When a client commissions a piece from Walsh, they’re told that it will take about a year from inception to completion. The first phase is modeling and development, during which the studio produces 3-D drawings along with a miniature of the piece for the client’s perusal. Next comes the selection of wood, which is then put through secondary drying for up to three months. “We have to allow a good period of time for this process because, of course, you’re using solid wood with a particular growth pattern,” says Walsh. They take pains to monitor the wood as it dries, he adds, because the form the grain takes can be “less predictable than the nice, uniform, straight grain, of a typical commercial type of wood.” Over the years Walsh has cultivated relationships with a handful of small sawmills, he says: “They know what I like, so they contact me when they get in something special.”
This past December at Design Miami, the Viñolys purchased Walsh’s twenty-foot-long “Enignum II” table for $145,000 on opening night. The table took Walsh and his team two years to complete and it will be housed in a new residence the couple is building in Uruguay. “It’s a mixture of function and fantasy, the product of somebody who has a lot of imagination and also the capability of turning that imagination into a product—I’m not going to use it as a dining table I’m going to use it as a freestanding piece,” says Diane Viñoly.
It’s rare for the Viñolys to find a piece of contemporary design that impresses them enough to add to their private collection, but you know a designer’s work has staying power when the duke and duchess of Devonshire decide it merits a place in the galleries of Chatsworth House in Derbyshire, England. The house’s collection helps tell the story of every duke who has ever lived there. After the current duke and duchess visited Walsh’s studio, they commissioned two “Enignum I” chairs for Chatsworth’s galleries. “It is a real honor having one’s work placed in what is one of the great historic collections,” says Walsh.
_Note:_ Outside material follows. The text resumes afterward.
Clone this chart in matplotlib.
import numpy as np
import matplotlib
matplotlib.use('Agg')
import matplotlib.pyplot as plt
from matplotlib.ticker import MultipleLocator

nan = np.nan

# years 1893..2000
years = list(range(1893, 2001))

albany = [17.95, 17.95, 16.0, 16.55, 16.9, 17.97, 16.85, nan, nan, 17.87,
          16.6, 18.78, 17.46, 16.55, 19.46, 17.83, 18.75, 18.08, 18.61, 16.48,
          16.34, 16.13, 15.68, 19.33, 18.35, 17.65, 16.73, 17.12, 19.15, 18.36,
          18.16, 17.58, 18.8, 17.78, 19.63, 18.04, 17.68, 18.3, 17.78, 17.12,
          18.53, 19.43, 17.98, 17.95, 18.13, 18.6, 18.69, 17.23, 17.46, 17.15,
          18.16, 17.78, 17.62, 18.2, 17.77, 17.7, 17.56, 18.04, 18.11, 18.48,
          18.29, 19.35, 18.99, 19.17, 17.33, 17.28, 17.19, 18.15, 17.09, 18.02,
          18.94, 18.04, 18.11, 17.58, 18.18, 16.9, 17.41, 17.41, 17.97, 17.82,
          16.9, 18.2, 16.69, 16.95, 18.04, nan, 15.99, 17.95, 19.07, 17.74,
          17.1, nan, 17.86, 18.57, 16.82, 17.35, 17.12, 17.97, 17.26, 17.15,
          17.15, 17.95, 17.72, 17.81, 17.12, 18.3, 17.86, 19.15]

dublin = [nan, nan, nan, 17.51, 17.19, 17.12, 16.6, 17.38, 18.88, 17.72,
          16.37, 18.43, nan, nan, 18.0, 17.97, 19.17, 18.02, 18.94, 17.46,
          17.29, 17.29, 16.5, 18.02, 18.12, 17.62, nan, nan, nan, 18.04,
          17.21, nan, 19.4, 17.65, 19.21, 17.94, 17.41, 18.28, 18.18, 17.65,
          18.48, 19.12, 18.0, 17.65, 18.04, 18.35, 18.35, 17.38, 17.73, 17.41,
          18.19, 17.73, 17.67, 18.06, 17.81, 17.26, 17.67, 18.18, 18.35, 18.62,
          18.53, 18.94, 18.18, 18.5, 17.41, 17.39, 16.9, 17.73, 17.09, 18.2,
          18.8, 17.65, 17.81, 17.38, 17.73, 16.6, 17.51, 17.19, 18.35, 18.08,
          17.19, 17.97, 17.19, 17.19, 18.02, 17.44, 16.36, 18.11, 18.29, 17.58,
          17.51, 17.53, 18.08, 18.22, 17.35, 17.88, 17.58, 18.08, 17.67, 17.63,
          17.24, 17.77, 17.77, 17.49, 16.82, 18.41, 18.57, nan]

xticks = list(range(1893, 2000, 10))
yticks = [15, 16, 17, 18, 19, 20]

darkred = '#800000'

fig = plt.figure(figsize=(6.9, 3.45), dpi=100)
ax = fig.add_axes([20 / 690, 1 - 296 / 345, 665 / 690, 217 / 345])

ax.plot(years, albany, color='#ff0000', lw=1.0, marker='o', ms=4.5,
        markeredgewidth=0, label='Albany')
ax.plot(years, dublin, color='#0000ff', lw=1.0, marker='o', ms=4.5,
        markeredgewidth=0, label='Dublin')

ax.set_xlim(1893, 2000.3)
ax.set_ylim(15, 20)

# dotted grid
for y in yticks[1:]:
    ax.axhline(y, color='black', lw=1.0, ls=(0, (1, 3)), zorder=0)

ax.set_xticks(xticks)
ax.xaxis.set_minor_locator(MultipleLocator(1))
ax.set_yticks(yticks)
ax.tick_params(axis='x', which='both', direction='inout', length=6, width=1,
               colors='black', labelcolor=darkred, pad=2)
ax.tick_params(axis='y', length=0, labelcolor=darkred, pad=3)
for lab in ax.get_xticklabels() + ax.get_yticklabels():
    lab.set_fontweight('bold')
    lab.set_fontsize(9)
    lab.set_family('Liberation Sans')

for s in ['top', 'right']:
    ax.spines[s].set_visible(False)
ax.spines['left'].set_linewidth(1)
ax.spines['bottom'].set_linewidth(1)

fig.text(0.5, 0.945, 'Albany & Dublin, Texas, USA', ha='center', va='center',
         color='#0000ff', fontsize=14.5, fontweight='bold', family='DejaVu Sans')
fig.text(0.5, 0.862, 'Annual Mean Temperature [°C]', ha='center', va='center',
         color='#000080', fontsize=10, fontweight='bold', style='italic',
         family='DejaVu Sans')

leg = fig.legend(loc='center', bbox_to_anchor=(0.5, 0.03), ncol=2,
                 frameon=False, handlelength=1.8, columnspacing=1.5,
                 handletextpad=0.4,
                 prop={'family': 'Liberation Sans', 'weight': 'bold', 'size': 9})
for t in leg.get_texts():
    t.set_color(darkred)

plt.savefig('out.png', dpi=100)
2011 promises to be one of the most significant years so far for Walsh’s studio. He is currently working on a major installation piece for the Swarovski Crystal Palace project as well as pulling together a solo exhibition at the Oliver Sears Gallery in Ireland. “He’s doing things in wood that no other cabinetmaker has imagined being able to do,” says Merrill. Already mentioned in the company of legendary studio furniture makers like Jack Roger Hopkins, Sam Maloof, and Wharton Esherick, Joseph Walsh has clearly arrived.